AWS Lambda function to run tesseract OCR
These instructions will get you a copy of the project up and running on your local machine for development and testing purposes. See deployment for notes on how to deploy the project on a live system.
The idea is to use a docker container to simulate an AWS lambda environment this allows to build binaries against AWS lambda linux env. In this example I have build leptonica and Tesseract Open Source OCR Engine.
The whole idea is leveraged from here
In order to get started you need docker. This is a very basic lamdba example and was tested on AWS Lambda Python3.8 environment.
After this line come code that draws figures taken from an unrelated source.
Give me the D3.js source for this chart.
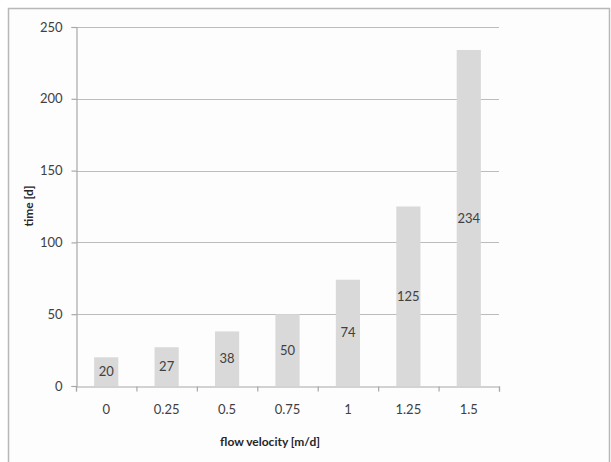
<!DOCTYPE html>
<html>
    <head>
        <meta charset="utf-8">
        <script src="https://cdn.jsdelivr.net/npm/d3@7"></script>
    </head>
    <style>
        body { margin: 0; background: #fff; }
        text { font-family: Lato, "Open Sans", sans-serif; }
    </style>
    <body>
        <div id="canvas"></div>
        <script>
            // data
            var categories = ['0', '0.25', '0.5', '0.75', '1', '1.25', '1.5'];
            var times = [20, 27, 38, 50, 74, 125, 234];
            var yTicks = [0, 50, 100, 150, 200, 250];

            const w = 611;
            const h = 462;
            const plotLeft = 76, plotRight = 499, plotTop = 27, plotBottom = 386;

            const svg = d3.select('#canvas')
                .append('svg')
                .attr('width', w)
                .attr('height', h);

            // outer frame of the chart area
            svg.append('path')
                .attr('d', `M8.5,${h} V8.5 H609.5 V${h}`)
                .attr('fill', '#fdfdfd')
                .attr('stroke', '#b8b8b8')
                .attr('stroke-width', 1.5);

            var x = d3.scaleBand()
                .domain(categories)
                .range([plotLeft, plotRight])
                .paddingInner(0.6)
                .paddingOuter(0.3);

            var y = d3.scaleLinear()
                .domain([0, 250])
                .range([plotBottom, plotTop]);

            // gridlines
            svg.append('g')
                .selectAll('line')
                .data(yTicks.filter(d => d > 0))
                .enter()
                .append('line')
                .attr('x1', plotLeft)
                .attr('x2', plotRight)
                .attr('y1', d => Math.round(y(d)) + 0.5)
                .attr('y2', d => Math.round(y(d)) + 0.5)
                .attr('stroke', '#bcbcbc')
                .attr('stroke-width', 1.2);

            // bars
            svg.append('g')
                .selectAll('rect')
                .data(times)
                .enter()
                .append('rect')
                .attr('x', (d, i) => x(categories[i]))
                .attr('y', d => y(d))
                .attr('width', x.bandwidth())
                .attr('height', d => plotBottom - y(d))
                .attr('fill', '#d9d9d9');

            // value labels, centred in the bars
            svg.append('g')
                .selectAll('text')
                .data(times)
                .enter()
                .append('text')
                .text(d => d)
                .attr('x', (d, i) => x(categories[i]) + x.bandwidth() / 2)
                .attr('y', d => (y(d) + plotBottom) / 2)
                .attr('dy', '0.35em')
                .attr('text-anchor', 'middle')
                .attr('font-size', '13px')
                .attr('fill', '#404040');

            // y axis
            var yAxis = svg.append('g')
                .attr('transform', `translate(${plotLeft + 0.5},0)`)
                .call(d3.axisLeft(y).tickValues(yTicks).tickSize(5).tickPadding(9));

            // x axis, ticks between categories
            var xBounds = d3.scaleLinear()
                .domain([0, categories.length])
                .range([plotLeft, plotRight]);
            var xAxis = svg.append('g')
                .attr('transform', `translate(0,${plotBottom + 0.5})`)
                .call(d3.axisBottom(xBounds).ticks(categories.length).tickSize(5).tickFormat(''));
            svg.append('g')
                .selectAll('text')
                .data(categories)
                .enter()
                .append('text')
                .text(d => d)
                .attr('x', d => x(d) + x.bandwidth() / 2)
                .attr('y', 409)
                .attr('dy', '0.35em')
                .attr('text-anchor', 'middle')
                .attr('font-size', '13px')
                .attr('fill', '#404040');

            [yAxis, xAxis].forEach(function(ax) {
                ax.select('.domain').attr('stroke', '#a8a8a8').attr('stroke-width', 1.2);
                ax.selectAll('.tick line').attr('stroke', '#a8a8a8').attr('stroke-width', 1.2);
                ax.selectAll('.tick text')
                    .attr('font-size', '13px')
                    .attr('fill', '#404040')
                    .style('font-family', 'Lato, sans-serif');
            });

            // axis titles
            svg.append('text')
                .text('flow velocity [m/d]')
                .attr('x', 270)
                .attr('y', 442)
                .attr('dy', '0.35em')
                .attr('text-anchor', 'middle')
                .attr('font-size', '12px')
                .attr('font-weight', 'bold')
                .attr('fill', '#262626');

            svg.append('text')
                .text('time [d]')
                .attr('transform', 'translate(29,206) rotate(-90)')
                .attr('dy', '0.35em')
                .attr('text-anchor', 'middle')
                .attr('font-size', '12px')
                .attr('font-weight', 'bold')
                .attr('fill', '#262626');
        </script>
    </body>
</html>
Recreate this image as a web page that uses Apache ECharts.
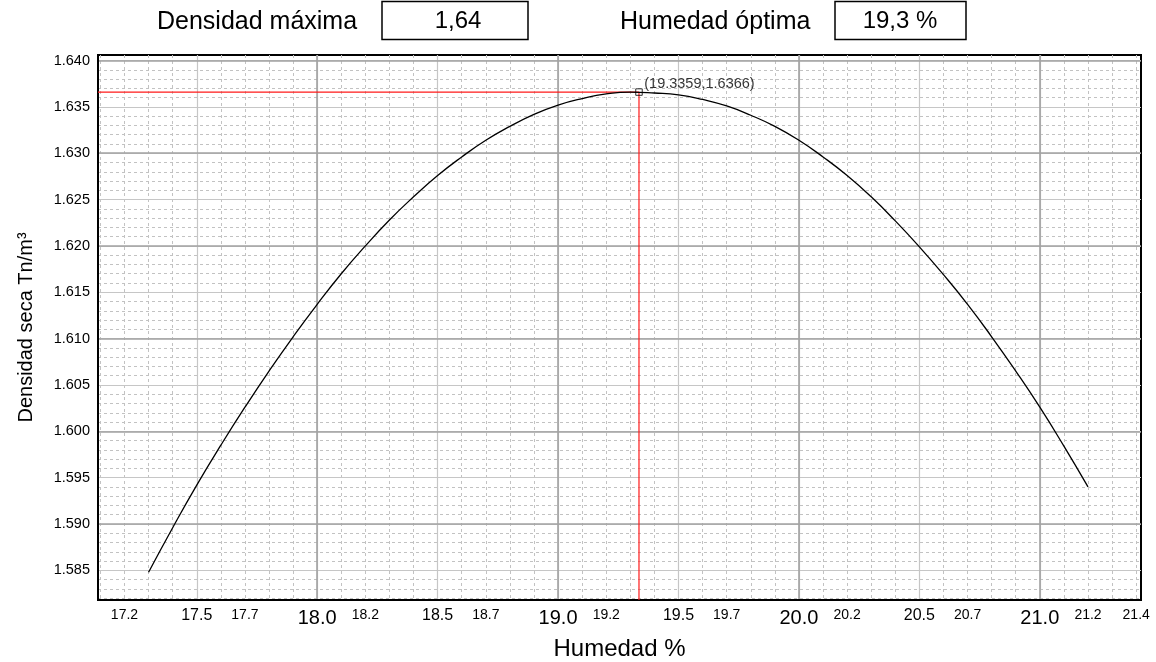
<!DOCTYPE html>
<html><head><meta charset="utf-8">
<script src="https://cdn.jsdelivr.net/npm/echarts@6/dist/echarts.min.js"></script>
<style>html,body{margin:0;padding:0;background:#fff}#c{width:1156px;height:662px}</style>
</head><body><div id="c"></div>
<script>
// ---- data ----
const humedad = [17.3,17.4,17.5,17.6,17.7,17.8,17.9,18.0,18.1,18.2,18.3,18.4,18.5,18.6,18.7,18.8,18.9,19.0,19.1,19.2,19.3,19.4,19.5,19.6,19.7,19.8,19.9,20.0,20.1,20.2,20.3,20.4,20.5,20.6,20.7,20.8,20.9,21.0,21.1,21.2];
const densidad = [1.5848,1.5896,1.5942,1.5985,1.6026,1.6065,1.6102,1.6137,1.6170,1.6200,1.6228,1.6253,1.6276,1.6296,1.6314,1.6329,1.6342,1.6352,1.6359,1.6364,1.6366,1.6365,1.6363,1.6358,1.6351,1.6341,1.6329,1.6314,1.6296,1.6276,1.6253,1.6227,1.6199,1.6169,1.6137,1.6102,1.6065,1.6026,1.5984,1.5940];
const peakX = 19.3359;
const peakY = 1.6366;
const densidadMaximaLabel = 'Densidad máxima';
const densidadMaxima = '1,64';
const humedadOptimaLabel = 'Humedad óptima';
const humedadOptima = '19,3 %';
const xTickLabels = [17.2,17.5,17.7,18.0,18.2,18.5,18.7,19.0,19.2,19.5,19.7,20.0,20.2,20.5,20.7,21.0,21.2,21.4];
const yTickLabels = [1.585,1.590,1.595,1.600,1.605,1.610,1.615,1.620,1.625,1.630,1.635,1.640];
const xRange = [17.09, 21.42];
const yRange = [1.5818, 1.6406];
const xTitle = 'Humedad %';
const yTitle = 'Densidad seca Tn/m³';

// ---- styles ----
const FONT = '"Liberation Sans", Arial, Helvetica, sans-serif';
const dashed = {color:'#c2c2c2', width:1, type:[3,3]};
const light = {color:'#c6c6c6', width:1.2};
const dark = {color:'#a2a2a2', width:1.6};

function ax(kind, step, ls, z, extra) {
  const r = kind === 'x' ? xRange : yRange;
  return Object.assign({
    type:'value', gridIndex:0, position: kind === 'x' ? 'bottom' : 'left', offset:0,
    min:r[0], max:r[1], minInterval:step, maxInterval:step, z:z,
    axisLine:{show:false}, axisTick:{show:false}, axisLabel:{show:false},
    splitLine:{show:true, showMinLine:false, showMaxLine:false, lineStyle:ls}
  }, extra || {});
}

const chart = echarts.init(document.getElementById('c'), null, {renderer:'canvas'});
chart.setOption({
  animation:false,
  textStyle:{fontFamily:FONT, color:'#000'},
  grid:{left:98, right:15, top:55, bottom:62, show:true, borderColor:'#000', borderWidth:2, backgroundColor:'#fff', outerBoundsMode:'none', containLabel:false},
  xAxis:[
    ax('x', 0.1, dashed, 0),
    ax('x', 0.5, light, 1),
    ax('x', 1, dark, 2, {
      axisLine:{show:true, onZero:false, lineStyle:{color:'#000', width:2}},
      axisLabel:{show:true, customValues:xTickLabels, margin:8, color:'#000', fontFamily:FONT,
        formatter:function(v){const s=v.toFixed(1);const t=Math.round(v*10)%10;return '{'+(t===0?'a':(t===5?'b':'c'))+'|'+s+'}';},
        rich:{a:{fontSize:20,fontFamily:FONT,color:'#000'},b:{fontSize:16,fontFamily:FONT,color:'#000'},c:{fontSize:14,fontFamily:FONT,color:'#000'}}},
      name:xTitle, nameLocation:'middle', nameGap:37, nameTextStyle:{fontSize:24, fontFamily:FONT, color:'#000'}
    })
  ],
  yAxis:[
    ax('y', 0.001, dashed, 0),
    ax('y', 0.005, light, 1),
    ax('y', 0.01, dark, 2, {
      axisLine:{show:true, onZero:false, lineStyle:{color:'#000', width:2}},
      axisLabel:{show:true, customValues:yTickLabels, margin:8, color:'#000', fontSize:14.5, fontFamily:FONT, padding:[0,0,6,0],
        formatter:function(v){return v.toFixed(3);}},
      name:yTitle, nameLocation:'middle', nameGap:62, nameTextStyle:{fontSize:20, fontFamily:FONT, color:'#000'}
    })
  ],
  series:[
    {type:'line', name:'guia', xAxisIndex:2, yAxisIndex:2, z:5, silent:true, symbol:'none',
      lineStyle:{color:'#ff1a1a', width:1.2},
      data:[[xRange[0], peakY],[peakX, peakY],[peakX, yRange[0]]]},
    {type:'line', name:'curva', xAxisIndex:2, yAxisIndex:2, z:6, symbol:'none', smooth:0.5,
      lineStyle:{color:'#000', width:1.3},
      data:humedad.map((x,i)=>[x, densidad[i]])},
    {type:'scatter', name:'max', xAxisIndex:2, yAxisIndex:2, z:7, symbol:'rect', symbolSize:6.5,
      itemStyle:{color:'rgba(255,255,255,0)', borderColor:'#000', borderWidth:1},
      label:{show:true, position:'right', distance:1.5, offset:[0,-8], fontSize:14.5, fontFamily:FONT, color:'#000',
        formatter:'(' + peakX + ',' + peakY + ')'},
      data:[[peakX, peakY]]}
  ],
  graphic:[
    {type:'text', x:157, y:22, style:{text:densidadMaximaLabel, fontSize:25, fontFamily:FONT, fill:'#000', align:'left', verticalAlign:'middle'}},
    {type:'rect', shape:{x:382, y:1.5, width:146, height:38}, style:{fill:'none', stroke:'#000', lineWidth:1.5}},
    {type:'text', x:458, y:21, style:{text:densidadMaxima, fontSize:24, fontFamily:FONT, fill:'#000', align:'center', verticalAlign:'middle'}},
    {type:'text', x:620, y:22, style:{text:humedadOptimaLabel, fontSize:25, fontFamily:FONT, fill:'#000', align:'left', verticalAlign:'middle'}},
    {type:'rect', shape:{x:835, y:1.5, width:131, height:38}, style:{fill:'none', stroke:'#000', lineWidth:1.5}},
    {type:'text', x:900, y:21, style:{text:humedadOptima, fontSize:24, fontFamily:FONT, fill:'#000', align:'center', verticalAlign:'middle'}}
  ]
});
</script>
</body></html>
AWS deployment will be automated using serverless framework
# Install serverless globally
npm install serverless -g
Follow the AWS tutorial to create access keys for your user.
Follow the Serverless tutorial
docker build -t tesseract .
mkdir build
docker run -v $PWD/build:/tmp/build tesseract sh /tmp/build_tesseract.sh
mkdir layer
unzip build/tesseract.zip -d layer
mkdir -p layer/python/lib/python3.8/site-packages/
pip install pytesseract -t layer/python/lib/python3.8/site-packages/
ls layer
tesseract #compiled tesseract binary
tessdata #tesseract language package eng
lib #compiled lib dependencies
python #python dependencies
serverless package
serverless deploy
The lambda function is accepting json post request The URl will be which was printed from serverless deploy command
{
"image64": "base64 encoded image"
}